■ Provided entries
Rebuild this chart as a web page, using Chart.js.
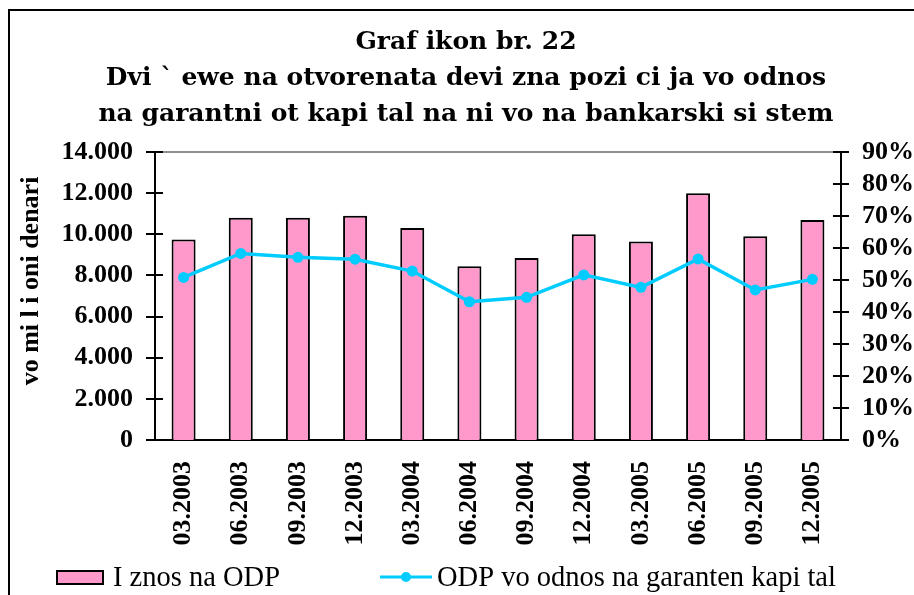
<!DOCTYPE html>
<html>
<head>
<meta charset="utf-8">
<script src="https://cdn.jsdelivr.net/npm/chart.js@4/dist/chart.umd.min.js"></script>
<style>
html,body{margin:0;padding:0;background:#fff;}
#wrap{width:914px;height:595px;position:relative;}
canvas{display:block;}
</style>
</head>
<body>
<div id="wrap"><canvas id="c" width="914" height="595"></canvas></div>
<script>
// ---- data ----
const categories = ['03.2003','06.2003','09.2003','12.2003','03.2004','06.2004','09.2004','12.2004','03.2005','06.2005','09.2005','12.2005'];
const amountODP = [9750, 10800, 10800, 10900, 10300, 8450, 8850, 10000, 9650, 12000, 9900, 10700];
const ratioODP = [50.8, 58.3, 57.1, 56.5, 52.8, 43.2, 44.6, 51.6, 47.7, 56.6, 46.9, 50.2];
const leftTicks = [0, 2000, 4000, 6000, 8000, 10000, 12000, 14000];
const rightTicks = [0, 10, 20, 30, 40, 50, 60, 70, 80, 90];
const titleLines = ['Graf ikon br. 22', 'Dvi ` ewe na otvorenata devi zna pozi ci ja vo odnos', 'na garantni ot kapi tal na ni vo na bankarski si stem'];
const seriesNames = ['I znos na ODP', 'ODP vo odnos na garanten kapi tal'];
const yAxisTitle = 'vo mi l i oni denari';

const barColor = '#FF99CC';
const lineColor = '#00CCFF';
const tickFont = {family: '"Liberation Serif", serif', weight: 'bold', size: 26};

function fmtThousands(v) {
  return String(v).replace(/\B(?=(\d{3})+(?!\d))/g, '.');
}

const decor = {
  id: 'decor',
  beforeDraw(chart) {
    const ctx = chart.ctx;
    ctx.save();
    ctx.fillStyle = '#fff';
    ctx.fillRect(0, 0, chart.width, chart.height);
    // outer frame (left and top edges visible)
    ctx.strokeStyle = '#000';
    ctx.lineWidth = 2;
    ctx.beginPath();
    ctx.moveTo(9, chart.height + 2);
    ctx.lineTo(9, 10);
    ctx.lineTo(chart.width + 2, 10);
    ctx.stroke();
    // title
    ctx.fillStyle = '#000';
    ctx.font = 'bold 25px "DejaVu Serif", serif';
    ctx.textAlign = 'center';
    ctx.textBaseline = 'alphabetic';
    const base = [49, 85, 121];
    titleLines.forEach((t, i) => ctx.fillText(t, 466, base[i]));
    // y axis title
    ctx.save();
    ctx.translate(38, 281);
    ctx.rotate(-Math.PI / 2);
    ctx.font = 'bold 26px "Liberation Serif", serif';
    ctx.textAlign = 'center';
    ctx.fillText(yAxisTitle, 0, 0);
    ctx.restore();
    ctx.restore();
  },
  beforeDatasetsDraw(chart) {
    const {ctx, chartArea} = chart;
    ctx.save();
    ctx.strokeStyle = '#909090';
    ctx.lineWidth = 2;
    ctx.beginPath();
    ctx.moveTo(chartArea.left, chartArea.top);
    ctx.lineTo(chartArea.right, chartArea.top);
    ctx.stroke();
    ctx.restore();
  },
  afterDraw(chart) {
    const {ctx, chartArea, scales} = chart;
    ctx.save();
    ctx.strokeStyle = '#000';
    ctx.lineWidth = 2;
    // cross ticks on both value axes
    leftTicks.forEach(v => {
      const y = Math.round(scales.y.getPixelForValue(v));
      ctx.beginPath();
      ctx.moveTo(chartArea.left - 9, y);
      ctx.lineTo(chartArea.left + 8, y);
      ctx.stroke();
    });
    rightTicks.forEach(v => {
      const y = Math.round(scales.y1.getPixelForValue(v));
      ctx.beginPath();
      ctx.moveTo(chartArea.right - 8, y);
      ctx.lineTo(chartArea.right + 8, y);
      ctx.stroke();
    });
    // legend
    const ds = chart.data.datasets;
    const ly = 577;
    ctx.fillStyle = ds[0].backgroundColor;
    ctx.fillRect(57, 571, 46, 13);
    ctx.strokeStyle = '#000';
    ctx.lineWidth = 2;
    ctx.strokeRect(57, 571, 46, 13);
    ctx.fillStyle = '#000';
    ctx.font = '28.5px "Liberation Serif", serif';
    ctx.textAlign = 'left';
    ctx.textBaseline = 'alphabetic';
    ctx.fillText(ds[0].label, 113, 586);
    ctx.strokeStyle = ds[1].borderColor;
    ctx.lineWidth = 3;
    ctx.beginPath();
    ctx.moveTo(380, ly);
    ctx.lineTo(432, ly);
    ctx.stroke();
    ctx.fillStyle = ds[1].borderColor;
    ctx.beginPath();
    ctx.arc(406, ly, 5, 0, Math.PI * 2);
    ctx.fill();
    ctx.fillStyle = '#000';
    ctx.fillText(ds[1].label, 437, 586);
    ctx.restore();
  }
};

new Chart(document.getElementById('c'), {
  data: {
    labels: categories,
    datasets: [
      {
        type: 'bar',
        label: seriesNames[0],
        data: amountODP,
        yAxisID: 'y',
        backgroundColor: barColor,
        borderColor: '#000',
        borderWidth: 2,
        barPercentage: 0.42,
        categoryPercentage: 1,
        order: 2
      },
      {
        type: 'line',
        label: seriesNames[1],
        data: ratioODP,
        yAxisID: 'y1',
        borderColor: lineColor,
        backgroundColor: lineColor,
        borderWidth: 3.5,
        pointRadius: 5.5,
        pointBorderWidth: 0,
        pointBackgroundColor: lineColor,
        tension: 0,
        order: 1
      }
    ]
  },
  options: {
    responsive: false,
    animation: false,
    devicePixelRatio: 1,
    layout: {padding: {top: 152, left: 0, right: 0, bottom: 0}},
    plugins: {
      legend: {display: false},
      title: {display: false},
      tooltip: {enabled: false}
    },
    scales: {
      x: {
        grid: {display: false, drawTicks: false},
        border: {display: true, color: '#000', width: 2},
        ticks: {
          autoSkip: false, maxRotation: 90, minRotation: 90, padding: 21,
          color: '#000', font: tickFont
        },
        afterFit(s) { s.height = 155; }
      },
      y: {
        position: 'left',
        min: 0, max: 14000,
        afterBuildTicks(s) { s.ticks = leftTicks.map(v => ({value: v})); },
        grid: {display: false, drawTicks: false},
        border: {display: true, color: '#000', width: 2},
        ticks: {
          autoSkip: false,
          padding: 22, color: '#000', font: tickFont,
          callback: v => fmtThousands(v)
        },
        afterFit(s) { s.width = 155; }
      },
      y1: {
        position: 'right',
        min: 0, max: 90,
        afterBuildTicks(s) { s.ticks = rightTicks.map(v => ({value: v})); },
        grid: {display: false, drawTicks: false},
        border: {display: true, color: '#000', width: 2},
        ticks: {
          autoSkip: false,
          padding: 21, color: '#000', font: tickFont,
          callback: v => v + '%'
        },
        afterFit(s) { s.width = 73; }
      }
    }
  },
  plugins: [decor]
});
</script>
</body>
</html>
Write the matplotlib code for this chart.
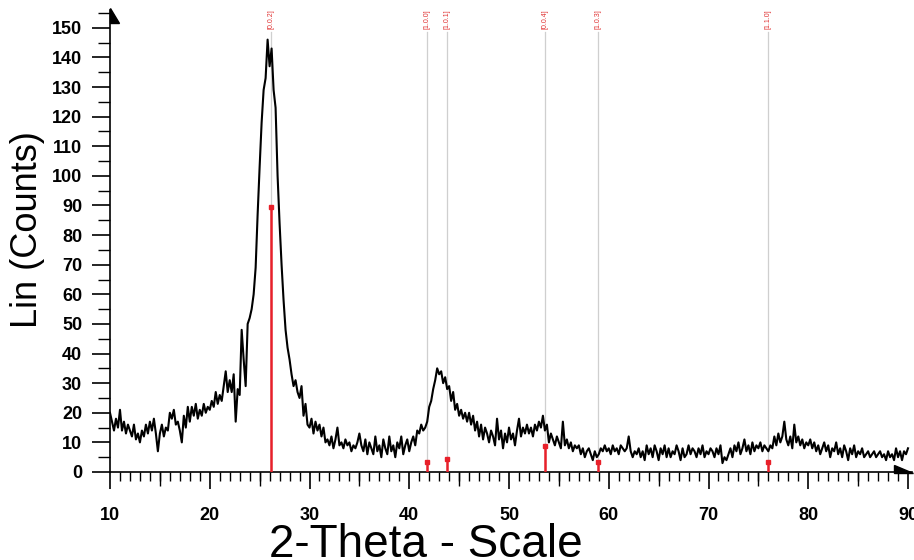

■ Problem requirements
From the listing above, copy out each line where the word "this" appears.

■ Task response
Rebuild this chart as a web page, using Chart.js.
Write the matplotlib code for this chart.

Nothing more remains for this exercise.